Kerja sama tersebut diwujudkan dengan penandatanganan naskah kerja sama kedua belah pihak di Mito, Jepang, Selasa (03/12/2019).
Kepala PTRR Rohadi Awaludin menjelaskan, untuk melaksanakan kerja sama tersebut, PTRR dan Pusat Reaktor Serba Guna (PRSG) telah mempersiapkan diri.
PTRR akan menyiapkan fasilitas laboratotium dan sumber daya manusia (SDM), khususnya yang muda dalam pelaksanaan kerja sama tersebut.
"Penelitian bersama akan banyak dilakukan di Batan dengan memanfaatkan fasilitas produksi radioisotop PTRR dan reaktor nuklir GA Siwabessy,” ujar Rohadi seperti keterangan tertulis yang diterima Kompas.com.
Baca juga: Berusia 61 Tahun, Ini capaian Batan untuk Indonesia
Dia menambahkan, melalui penelitian bersama ini, PTRR dapat meningkatkan kapasitas SDM karena penelitian banyak dilaksanakan di PTRR.
Rohadi pun berharap kerja sama ini dapat meningkatkan penguasaan teknologi dalam rangka menyempurnakan teknologi yang telah dikuasai.
Tak hanya itu, manfaat nyata dari hasil kerja sama ini juga diharapkan dapat segera dirasakan oleh masyarakat.

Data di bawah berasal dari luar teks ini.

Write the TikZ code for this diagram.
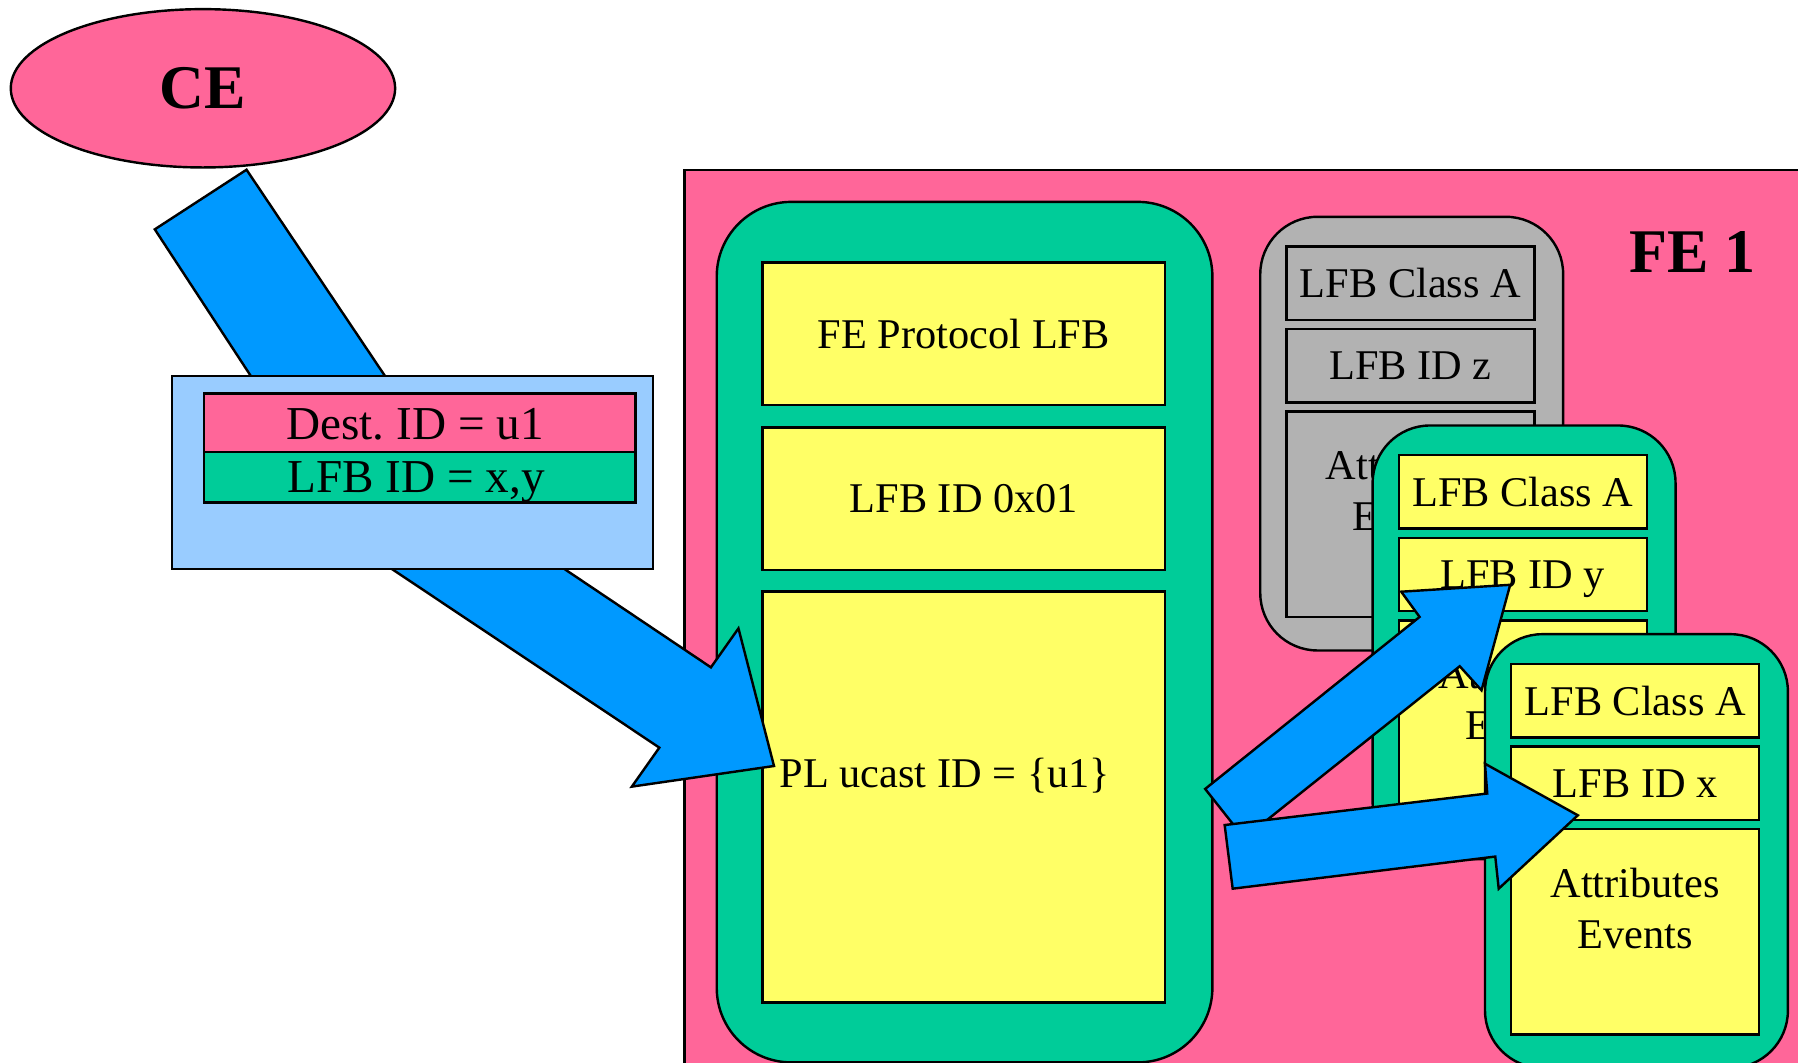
\documentclass[tikz,border=0pt]{standalone}
\usepackage{fontspec}
\setmainfont{Liberation Serif}
\usepackage{tikz}
\usetikzlibrary{shapes.geometric}
\definecolor{fepink}{HTML}{FF6699}
\definecolor{lfbgreen}{HTML}{00CC99}
\definecolor{lfbyellow}{HTML}{FFFF66}
\definecolor{lfbgray}{HTML}{B2B2B2}
\definecolor{flowblue}{HTML}{0099FF}
\definecolor{msgblue}{HTML}{99CCFF}
\frenchspacing

\begin{document}
\begin{tikzpicture}[x=0.01cm,y=-0.01cm,line width=0.6pt,
                    every node/.style={inner sep=0pt,font=\fontsize{10.5}{12.6}\selectfont}]
\tikzstyle{slot}=[draw=black,fill=lfbyellow,minimum width=2.16cm,minimum height=0.64cm,text depth=0pt]
\tikzstyle{holder}=[draw=black,fill=lfbgreen,rounded corners=0.5cm,anchor=north west,
                    minimum width=2.64cm,minimum height=3.78cm]
\tikzstyle{flow}=[draw=black,fill=flowblue]
\tikzstyle{big}=[font=\fontsize{15.4}{18}\selectfont\bfseries]
\tikzstyle{msgrow}=[draw=black,anchor=north west,minimum width=3.76cm,text depth=0pt,
                    font=\fontsize{11.7}{14}\selectfont]
\useasboundingbox (0,0) rectangle (1568,927);
\clip (0,0) rectangle (1568,927);

% control element
\node[ellipse,draw,fill=fepink,minimum width=3.35cm,minimum height=1.38cm,big] (ce) at (177,77) {CE};

% forwarding element
\node[draw,fill=fepink,anchor=north west,minimum width=10cm,minimum height=8cm] (fe) at (596,147) {};
\node[big] (fename) at (1476,220) {FE 1};

% protocol LFB
\node[holder,rounded corners=0.65cm,minimum width=4.32cm,minimum height=7.5cm] (proto) at (624,175) {};
\node[slot,minimum width=3.51cm,minimum height=1.24cm] (protoname) at (840.5,291) {FE Protocol LFB};
\node[slot,minimum width=3.51cm,minimum height=1.24cm] (protoid) at (840.5,435) {LFB ID 0x01};
\node[slot,minimum width=3.51cm,minimum height=3.58cm] (protoattr) at (840.5,695) {};
\node (ucast) at (824,676) {PL ucast ID = \{u1\}};

% message from CE
\path[flow] (135,200) -- (215,148) -- (413,443) -- (620,582) -- (644,548) -- (675,668)
            -- (551,686) -- (575,652) -- (319,481) -- cycle;
\node[draw,fill=msgblue,anchor=north west,minimum width=4.19cm,minimum height=1.68cm] (msg) at (149,327) {};
\node[msgrow,fill=fepink,minimum height=0.51cm] (dest) at (177,342) {};
\node[msgrow,fill=lfbgreen,minimum height=0.44cm] (lfbids) at (177,393) {};
\node[font=\fontsize{11.7}{14}\selectfont,text depth=0pt] (desttext) at (362,370) {Dest. ID = u1};
\node[font=\fontsize{11.7}{14}\selectfont,text depth=0pt] (idstext) at (363,416) {LFB ID = x,y};

% LFB z
\node[holder,fill=lfbgray] (lfbz) at (1098,188) {};
\node[slot,fill=lfbgray] (zclass) at (1230,247) {LFB Class A};
\node[slot,fill=lfbgray] (zid) at (1230,319) {LFB ID z};
\node[slot,fill=lfbgray,minimum height=1.79cm] (zattr) at (1230,448.5) {};
\node[align=center] (zattrtext) at (1230,428) {Attributes\\Events};

% LFB y
\node[holder] (lfby) at (1196,370) {};
\node[slot] (yclass) at (1328,429) {LFB Class A};
\node[slot] (yid) at (1328,501) {LFB ID y};
\node[slot,minimum height=1.79cm] (yattr) at (1328,630.5) {};
\node[align=center] (yattrtext) at (1328,610) {Attributes\\Events};

% LFB x
\node[holder] (lfbx) at (1294,552) {};
\node[slot] (xclass) at (1426,611) {LFB Class A};
\node[slot] (xid) at (1426,683) {LFB ID x};
\node[slot,minimum height=1.79cm] (xattr) at (1426,812.5) {};
\node[align=center] (xattrtext) at (1426,792) {Attributes\\Events};

% delivery to LFB y and LFB x
\path[flow] (1051,688) -- (1238,538) -- (1222,516) -- (1317,510) -- (1292,602)
            -- (1273,581) -- (1085,731) -- cycle;
\path[flow] (1068,719.5) -- (1297,692) -- (1295,666) -- (1376,711) -- (1307,775)
            -- (1304,747) -- (1075,775) -- cycle;
\end{tikzpicture}
\end{document}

Selain itu, untuk persiapan utama kerja sama ini, PRSG akan menyiapkan fasilitas iradiasi netron di PRSG untuk iradiasi molibdenum alam.
Rohadi juga mengatakan kerja sama ini merupakan pengembangan generasi baru teknologi produksi radioisotop Teknesium-99m (Tc-99m).
Teknologi produksi radioisotop Tc-99m merupakan radioisotop medis yang saat ini paling banyak dimanfaatkan dalam diagnosis di kedokteran nuklir.
Baca juga: Batan Kuasai Teknologi Pendeteksi Polutan Udara Berukuran Mikrometer
Dia menuturkan, saat ini Tc-99m masih diproduksi menggunakan molibdenum-99 (Mo-99) hasil fisi dari uranium.
“Teknologi ini masih menyisakan beberapa tantangan, di antaranya besarnya limbah radioaktif hasil fisi (radioactive fission waste) yang dihasilkan," ungkap Rohadi.
Terkait hal itu, kedua pihak pun mengembangkan teknologi baru yang menggunakan molibdenum alam untuk memproduksi Mo-99 sehingga tidak menggunakan uranium lagi.
Hasilnya, limbah radioaktif yang dihasilkan pun sangat kecil dan bukan radioactive fission waste (RFW).